IU flounders badly versus Rutgers

BLOOMINGTON — The cardboard lineup placard handed out to members of the media before the Indiana-Rutgers football game Saturday listed Donaven McCulley as the Hoosiers’ starting quarterback. “Or” Jack Tuttle. “Or” Michael Penix Jr.

Before the afternoon at Memorial Stadium was over, however, the Hoosiers had shifted to “either.” The slinging signal-caller at the end of a demoralizing 38-3 loss to Rutgers was Grant Gremel, the QB from behind Door 4.

Nothing helped. Attendance was announced of 40,171 people at kickoff in 39-degree temperatures with 11 mph winds. But nearing the end, stunned by the debacle, it may have been 4,000.

IU is now 2-8 and at 0-7 is the only winless team in the Big Ten. A rebuilding 5-5 Rutgers appeared rejuvenated.

Always upbeat IU coach Tom Allen was not after watching his team crumble on all fronts while making six turnovers and failing to penetrate the end zone.

In recent weeks, and again after this loss, the words “frustrating” and “disappointing” were prominent in his sentences and as applied overall to a team that in preseason season ranked in the top 25 and coming off an apparent, turn-the-corner performance for the program.

The Hoosiers, with McCulley under center, fumbled on their first offensive play and a mix of interceptions and fumbles followed, whether it was McCulley at QB, Tuttle, who played for the first time since Oct 23, or Gremel. Penix was safe on the sidelines.

Allen said the team did not produce the fight he demands and expects.

“Losing today the way we did showed that,” he said. “Not handling the football right from the first play on. And just execution in that regard. Dropped balls, missed tackles, really nothing positive to say, so very upset about it.”

There was much to be concerned about for IU coaches, players and teams.

Penix and Tuttle injuries brought McCulley to the forefront as a freshman with no experience and he has brought everything that entails the last few weeks, from the promise of great talent to poor judgment mistakes.

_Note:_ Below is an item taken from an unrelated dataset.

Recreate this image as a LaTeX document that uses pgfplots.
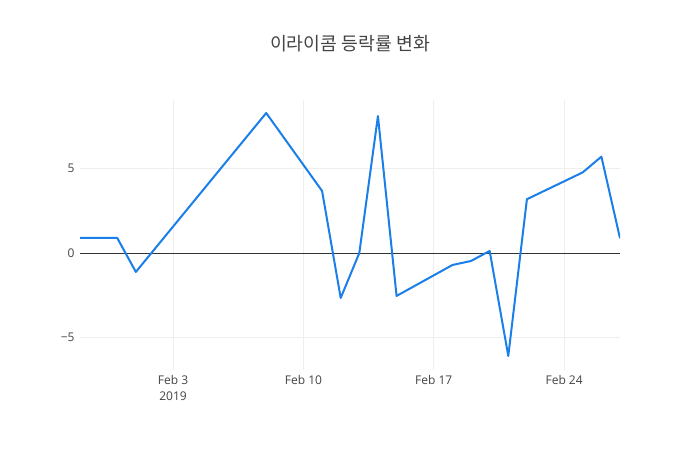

“You can’t start the game like that,” McCulley said of his fumble. “It just set the tone for the rest of the game, and it was hard to come back from that. It wasn’t really what Rutgers did. You just have to keep pushing. It’s going to get hard like your life is going to be hard.”

Just about everything Saturday was hard for Indiana.

The Scarlet Knights recovered the McCulley fumble just 21 yards from the end zone and quickly went ahead 7-0. The Hoosiers got within range for a Charles Campbell field goal from 34 yards, but he missed.

For IU’s third series, Tuttle entered. He never looked that comfortable, fumbling once, though he grabbed the bobble, and throwing two interceptions. He departed again with assistance after another injury.

Rutgers led 14-0 at the half, and Indiana seemed possibly only a couple of big plays short of changing the momentum but kept making big mistakes.

“I would say it’s the biggest factor in today’s game,” Rutgers coach Greg Schiano said of the turnovers. “It was a heck of a victory.”

IU top running back Stephen Carr was out with an injury, too, and no back-up shone. IU gained 85 yards rushing to Rutgers’ 218.

IU sought to get the ball to playmaking end Ty Fryfogle in space, through the air, on a reverse, on punt returns, but although made five catches, he could not break loose.

Although it was too late, Gremel, a sophomore from Noblesville, got Indiana as close to a touchdown as 1st and goal from the 6-yard line in the fourth quarter by completing six of 12 passes for 53 yards.

This IU lost season has games remaining at home against Minnesota this Saturday and against Purdue in the Old Oaken Bucket game Nov. 27 in West Lafayette. But it’s murky what to expect.

“I understand that that’s our responsibility to be able to play to our standard and the way we want to play each and every time we take the field no matter what they circumstances are,” Allen said.

What he saw in the Rutgers defeat was not acceptable, he said, and he let the players know it with full force in the locker room.

“It was pretty in your face,” Allen said.